◆ **DATA SEGMENT**:
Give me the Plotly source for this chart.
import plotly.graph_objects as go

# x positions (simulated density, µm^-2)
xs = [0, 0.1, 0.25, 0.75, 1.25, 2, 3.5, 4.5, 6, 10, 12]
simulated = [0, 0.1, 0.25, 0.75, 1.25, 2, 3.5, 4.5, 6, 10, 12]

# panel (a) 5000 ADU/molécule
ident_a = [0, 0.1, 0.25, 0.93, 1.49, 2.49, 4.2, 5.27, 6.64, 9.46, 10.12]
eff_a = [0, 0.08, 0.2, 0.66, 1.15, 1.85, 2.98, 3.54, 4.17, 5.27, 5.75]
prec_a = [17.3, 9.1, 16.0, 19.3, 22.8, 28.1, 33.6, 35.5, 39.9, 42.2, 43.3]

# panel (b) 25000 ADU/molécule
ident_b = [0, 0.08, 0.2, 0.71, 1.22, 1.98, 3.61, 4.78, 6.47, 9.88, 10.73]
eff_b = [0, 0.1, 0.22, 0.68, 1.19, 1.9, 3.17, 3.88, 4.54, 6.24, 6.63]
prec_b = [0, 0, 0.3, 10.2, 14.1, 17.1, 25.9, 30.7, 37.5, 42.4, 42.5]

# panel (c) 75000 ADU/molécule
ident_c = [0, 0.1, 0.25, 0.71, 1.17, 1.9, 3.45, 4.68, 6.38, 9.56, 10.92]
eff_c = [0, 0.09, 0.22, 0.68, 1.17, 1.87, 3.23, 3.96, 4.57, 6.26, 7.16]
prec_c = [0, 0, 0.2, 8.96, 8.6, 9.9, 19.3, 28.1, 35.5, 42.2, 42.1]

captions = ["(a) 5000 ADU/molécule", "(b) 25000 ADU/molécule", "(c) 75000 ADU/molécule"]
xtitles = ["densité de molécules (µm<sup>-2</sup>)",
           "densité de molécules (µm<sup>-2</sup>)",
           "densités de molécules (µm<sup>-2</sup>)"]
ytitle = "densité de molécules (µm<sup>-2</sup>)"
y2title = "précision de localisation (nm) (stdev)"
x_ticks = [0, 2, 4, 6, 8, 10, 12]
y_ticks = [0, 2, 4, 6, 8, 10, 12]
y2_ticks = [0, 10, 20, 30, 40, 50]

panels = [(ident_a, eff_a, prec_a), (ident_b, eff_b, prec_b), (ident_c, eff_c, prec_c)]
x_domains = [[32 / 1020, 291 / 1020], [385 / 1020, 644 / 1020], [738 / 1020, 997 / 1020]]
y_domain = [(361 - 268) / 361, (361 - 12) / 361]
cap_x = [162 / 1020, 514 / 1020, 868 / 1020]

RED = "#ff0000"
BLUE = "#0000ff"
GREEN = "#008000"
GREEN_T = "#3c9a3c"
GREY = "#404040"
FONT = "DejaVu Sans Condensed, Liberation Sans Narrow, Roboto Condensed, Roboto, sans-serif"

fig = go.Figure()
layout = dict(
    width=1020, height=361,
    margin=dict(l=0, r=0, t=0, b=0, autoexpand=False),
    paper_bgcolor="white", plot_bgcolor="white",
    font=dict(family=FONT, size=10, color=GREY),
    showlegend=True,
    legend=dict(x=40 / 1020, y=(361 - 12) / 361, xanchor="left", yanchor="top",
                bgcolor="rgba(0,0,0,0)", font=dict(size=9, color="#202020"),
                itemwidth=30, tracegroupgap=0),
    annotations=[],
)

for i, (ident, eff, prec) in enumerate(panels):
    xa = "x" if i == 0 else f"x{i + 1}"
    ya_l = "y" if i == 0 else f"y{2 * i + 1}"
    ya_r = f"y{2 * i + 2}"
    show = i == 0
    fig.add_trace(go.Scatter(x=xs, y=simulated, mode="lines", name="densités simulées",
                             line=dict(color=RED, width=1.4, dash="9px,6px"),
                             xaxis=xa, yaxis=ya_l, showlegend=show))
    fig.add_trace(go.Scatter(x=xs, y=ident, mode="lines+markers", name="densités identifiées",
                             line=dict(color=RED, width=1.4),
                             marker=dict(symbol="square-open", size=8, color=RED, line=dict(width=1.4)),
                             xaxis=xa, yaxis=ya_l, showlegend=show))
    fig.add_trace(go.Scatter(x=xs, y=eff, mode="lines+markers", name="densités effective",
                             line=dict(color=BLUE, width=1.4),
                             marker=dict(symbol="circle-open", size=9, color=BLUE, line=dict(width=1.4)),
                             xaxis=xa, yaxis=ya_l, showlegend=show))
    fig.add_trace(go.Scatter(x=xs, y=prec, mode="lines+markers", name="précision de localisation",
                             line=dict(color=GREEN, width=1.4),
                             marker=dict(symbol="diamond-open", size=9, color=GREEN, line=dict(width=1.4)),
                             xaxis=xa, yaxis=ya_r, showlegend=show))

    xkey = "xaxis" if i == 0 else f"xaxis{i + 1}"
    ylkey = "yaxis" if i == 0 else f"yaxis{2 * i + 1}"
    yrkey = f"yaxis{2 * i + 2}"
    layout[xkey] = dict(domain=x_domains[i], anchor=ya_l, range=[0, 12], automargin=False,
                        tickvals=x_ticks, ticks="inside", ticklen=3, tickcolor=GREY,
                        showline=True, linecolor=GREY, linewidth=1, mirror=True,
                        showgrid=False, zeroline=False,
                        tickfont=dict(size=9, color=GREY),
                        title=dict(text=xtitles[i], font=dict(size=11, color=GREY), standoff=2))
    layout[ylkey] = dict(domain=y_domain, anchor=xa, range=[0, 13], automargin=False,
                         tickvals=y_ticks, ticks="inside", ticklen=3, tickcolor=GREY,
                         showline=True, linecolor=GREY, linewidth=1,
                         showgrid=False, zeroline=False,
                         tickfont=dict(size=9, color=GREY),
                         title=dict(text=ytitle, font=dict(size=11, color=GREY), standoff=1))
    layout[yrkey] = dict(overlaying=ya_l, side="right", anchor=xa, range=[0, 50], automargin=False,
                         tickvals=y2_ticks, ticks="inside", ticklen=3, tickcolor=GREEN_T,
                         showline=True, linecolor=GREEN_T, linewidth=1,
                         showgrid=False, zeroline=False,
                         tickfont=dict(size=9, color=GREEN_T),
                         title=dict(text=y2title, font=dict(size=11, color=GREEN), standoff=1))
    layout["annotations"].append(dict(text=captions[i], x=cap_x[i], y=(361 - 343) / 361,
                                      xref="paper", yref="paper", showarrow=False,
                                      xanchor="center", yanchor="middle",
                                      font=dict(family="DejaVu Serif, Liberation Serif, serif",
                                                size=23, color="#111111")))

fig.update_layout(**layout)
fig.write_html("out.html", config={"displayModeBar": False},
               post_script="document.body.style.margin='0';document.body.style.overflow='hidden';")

◆ **EXERCISE DIRECTIONS**:
Retype the material above, line by line, exactly.

◆ **SOLUTION TO THIS PROBLEM**:
Give me the Plotly source for this chart.
import plotly.graph_objects as go

# x positions (simulated density, µm^-2)
xs = [0, 0.1, 0.25, 0.75, 1.25, 2, 3.5, 4.5, 6, 10, 12]
simulated = [0, 0.1, 0.25, 0.75, 1.25, 2, 3.5, 4.5, 6, 10, 12]

# panel (a) 5000 ADU/molécule
ident_a = [0, 0.1, 0.25, 0.93, 1.49, 2.49, 4.2, 5.27, 6.64, 9.46, 10.12]
eff_a = [0, 0.08, 0.2, 0.66, 1.15, 1.85, 2.98, 3.54, 4.17, 5.27, 5.75]
prec_a = [17.3, 9.1, 16.0, 19.3, 22.8, 28.1, 33.6, 35.5, 39.9, 42.2, 43.3]

# panel (b) 25000 ADU/molécule
ident_b = [0, 0.08, 0.2, 0.71, 1.22, 1.98, 3.61, 4.78, 6.47, 9.88, 10.73]
eff_b = [0, 0.1, 0.22, 0.68, 1.19, 1.9, 3.17, 3.88, 4.54, 6.24, 6.63]
prec_b = [0, 0, 0.3, 10.2, 14.1, 17.1, 25.9, 30.7, 37.5, 42.4, 42.5]

# panel (c) 75000 ADU/molécule
ident_c = [0, 0.1, 0.25, 0.71, 1.17, 1.9, 3.45, 4.68, 6.38, 9.56, 10.92]
eff_c = [0, 0.09, 0.22, 0.68, 1.17, 1.87, 3.23, 3.96, 4.57, 6.26, 7.16]
prec_c = [0, 0, 0.2, 8.96, 8.6, 9.9, 19.3, 28.1, 35.5, 42.2, 42.1]

captions = ["(a) 5000 ADU/molécule", "(b) 25000 ADU/molécule", "(c) 75000 ADU/molécule"]
xtitles = ["densité de molécules (µm<sup>-2</sup>)",
           "densité de molécules (µm<sup>-2</sup>)",
           "densités de molécules (µm<sup>-2</sup>)"]
ytitle = "densité de molécules (µm<sup>-2</sup>)"
y2title = "précision de localisation (nm) (stdev)"
x_ticks = [0, 2, 4, 6, 8, 10, 12]
y_ticks = [0, 2, 4, 6, 8, 10, 12]
y2_ticks = [0, 10, 20, 30, 40, 50]

panels = [(ident_a, eff_a, prec_a), (ident_b, eff_b, prec_b), (ident_c, eff_c, prec_c)]
x_domains = [[32 / 1020, 291 / 1020], [385 / 1020, 644 / 1020], [738 / 1020, 997 / 1020]]
y_domain = [(361 - 268) / 361, (361 - 12) / 361]
cap_x = [162 / 1020, 514 / 1020, 868 / 1020]

RED = "#ff0000"
BLUE = "#0000ff"
GREEN = "#008000"
GREEN_T = "#3c9a3c"
GREY = "#404040"
FONT = "DejaVu Sans Condensed, Liberation Sans Narrow, Roboto Condensed, Roboto, sans-serif"

fig = go.Figure()
layout = dict(
    width=1020, height=361,
    margin=dict(l=0, r=0, t=0, b=0, autoexpand=False),
    paper_bgcolor="white", plot_bgcolor="white",
    font=dict(family=FONT, size=10, color=GREY),
    showlegend=True,
    legend=dict(x=40 / 1020, y=(361 - 12) / 361, xanchor="left", yanchor="top",
                bgcolor="rgba(0,0,0,0)", font=dict(size=9, color="#202020"),
                itemwidth=30, tracegroupgap=0),
    annotations=[],
)

for i, (ident, eff, prec) in enumerate(panels):
    xa = "x" if i == 0 else f"x{i + 1}"
    ya_l = "y" if i == 0 else f"y{2 * i + 1}"
    ya_r = f"y{2 * i + 2}"
    show = i == 0
    fig.add_trace(go.Scatter(x=xs, y=simulated, mode="lines", name="densités simulées",
                             line=dict(color=RED, width=1.4, dash="9px,6px"),
                             xaxis=xa, yaxis=ya_l, showlegend=show))
    fig.add_trace(go.Scatter(x=xs, y=ident, mode="lines+markers", name="densités identifiées",
                             line=dict(color=RED, width=1.4),
                             marker=dict(symbol="square-open", size=8, color=RED, line=dict(width=1.4)),
                             xaxis=xa, yaxis=ya_l, showlegend=show))
    fig.add_trace(go.Scatter(x=xs, y=eff, mode="lines+markers", name="densités effective",
                             line=dict(color=BLUE, width=1.4),
                             marker=dict(symbol="circle-open", size=9, color=BLUE, line=dict(width=1.4)),
                             xaxis=xa, yaxis=ya_l, showlegend=show))
    fig.add_trace(go.Scatter(x=xs, y=prec, mode="lines+markers", name="précision de localisation",
                             line=dict(color=GREEN, width=1.4),
                             marker=dict(symbol="diamond-open", size=9, color=GREEN, line=dict(width=1.4)),
                             xaxis=xa, yaxis=ya_r, showlegend=show))

    xkey = "xaxis" if i == 0 else f"xaxis{i + 1}"
    ylkey = "yaxis" if i == 0 else f"yaxis{2 * i + 1}"
    yrkey = f"yaxis{2 * i + 2}"
    layout[xkey] = dict(domain=x_domains[i], anchor=ya_l, range=[0, 12], automargin=False,
                        tickvals=x_ticks, ticks="inside", ticklen=3, tickcolor=GREY,
                        showline=True, linecolor=GREY, linewidth=1, mirror=True,
                        showgrid=False, zeroline=False,
                        tickfont=dict(size=9, color=GREY),
                        title=dict(text=xtitles[i], font=dict(size=11, color=GREY), standoff=2))
    layout[ylkey] = dict(domain=y_domain, anchor=xa, range=[0, 13], automargin=False,
                         tickvals=y_ticks, ticks="inside", ticklen=3, tickcolor=GREY,
                         showline=True, linecolor=GREY, linewidth=1,
                         showgrid=False, zeroline=False,
                         tickfont=dict(size=9, color=GREY),
                         title=dict(text=ytitle, font=dict(size=11, color=GREY), standoff=1))
    layout[yrkey] = dict(overlaying=ya_l, side="right", anchor=xa, range=[0, 50], automargin=False,
                         tickvals=y2_ticks, ticks="inside", ticklen=3, tickcolor=GREEN_T,
                         showline=True, linecolor=GREEN_T, linewidth=1,
                         showgrid=False, zeroline=False,
                         tickfont=dict(size=9, color=GREEN_T),
                         title=dict(text=y2title, font=dict(size=11, color=GREEN), standoff=1))
    layout["annotations"].append(dict(text=captions[i], x=cap_x[i], y=(361 - 343) / 361,
                                      xref="paper", yref="paper", showarrow=False,
                                      xanchor="center", yanchor="middle",
                                      font=dict(family="DejaVu Serif, Liberation Serif, serif",
                                                size=23, color="#111111")))

fig.update_layout(**layout)
fig.write_html("out.html", config={"displayModeBar": False},
               post_script="document.body.style.margin='0';document.body.style.overflow='hidden';")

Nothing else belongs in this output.